Once you have the voice, the content strategy becomes a vehicle for it rather than a replacement for it. You are not writing posts that sound like good LinkedIn content. You are writing posts that sound like this particular founder, on their best day, with the clarity they rarely have time to articulate on their own. That is a fundamentally different brief, and it produces fundamentally different results.
What Retention Actually Looks Like When the Model Works
At Hivemind, we grew from two to nine clients in a compressed window, generating over 5.2 million impressions across 500-plus posts. The clients who stayed longest were not the ones whose posts performed best in the traditional sense. They were the ones whose LinkedIn presence had become load-bearing for their business — where inbound leads referenced specific posts, where referral partners mentioned their content in introductions, where the founder's voice on LinkedIn had become indistinguishable from their voice in a sales call.
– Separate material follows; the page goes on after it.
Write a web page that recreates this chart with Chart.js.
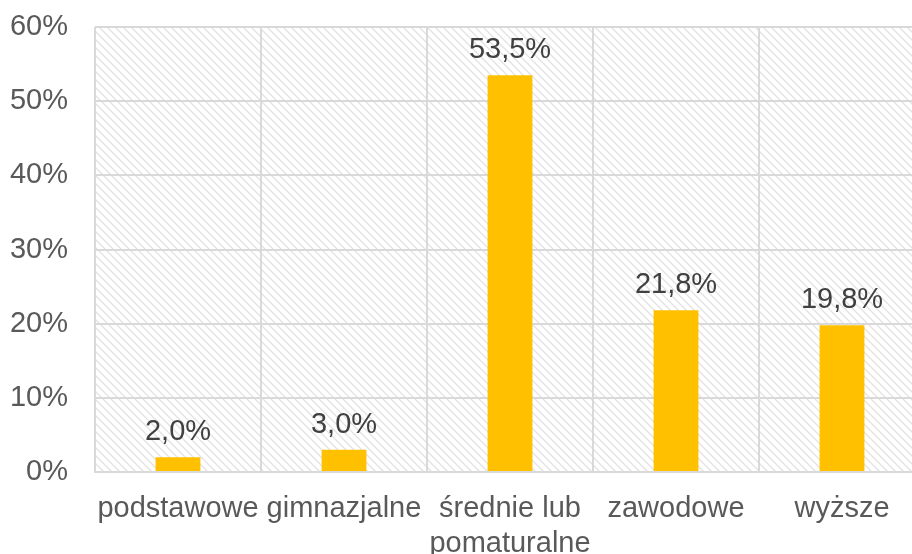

When a client reaches that point, the question of whether to renew becomes almost absurd. Leaving means dismantling something that is actively working. It means starting over with a new agency that will spend three months learning what you already know. It means their audience will notice the shift in tone before they do. The switching cost is not financial — it is reputational. That is the most durable form of retention available to a ghostwriting agency, and it has nothing to do with contract terms or onboarding incentives.
The agencies that lose clients after six months have usually built something efficient but replaceable. The content is good. The process is clean. But the client could hand the brief to a different agency and get something similar within a month. There is no embedded voice. There is no accumulated understanding of how this particular founder thinks. There is only a content calendar and a posting schedule, both of which are commodities.
The Strategic Implication
If you accept the premise that retention is a byproduct of voice depth rather than content performance, the implications for how you build your agency are significant. You cannot scale this model by hiring junior writers who work from templates. You cannot grow to 30 clients without either degrading the voice work or building a team capable of doing it at that level. The ceiling on your agency is determined not by how many clients you can onboard, but by how many clients you can genuinely embed yourself with.
That is not a limitation. It is a positioning advantage. Agencies that operate this way do not compete on price, do not lose clients to cheaper alternatives, and do not need to fill a pipeline constantly because their retention rate makes acquisition secondary. Understanding why agency owners lose LinkedIn clients after six months almost always comes back to this: they built for scale before they built for depth, and the model collapsed under the weight of clients who never felt truly served.
The agencies doing this well are not the loudest ones on LinkedIn. They are the ones whose clients' LinkedIn presence is so strong that other founders ask who is behind it — and then become the next referral.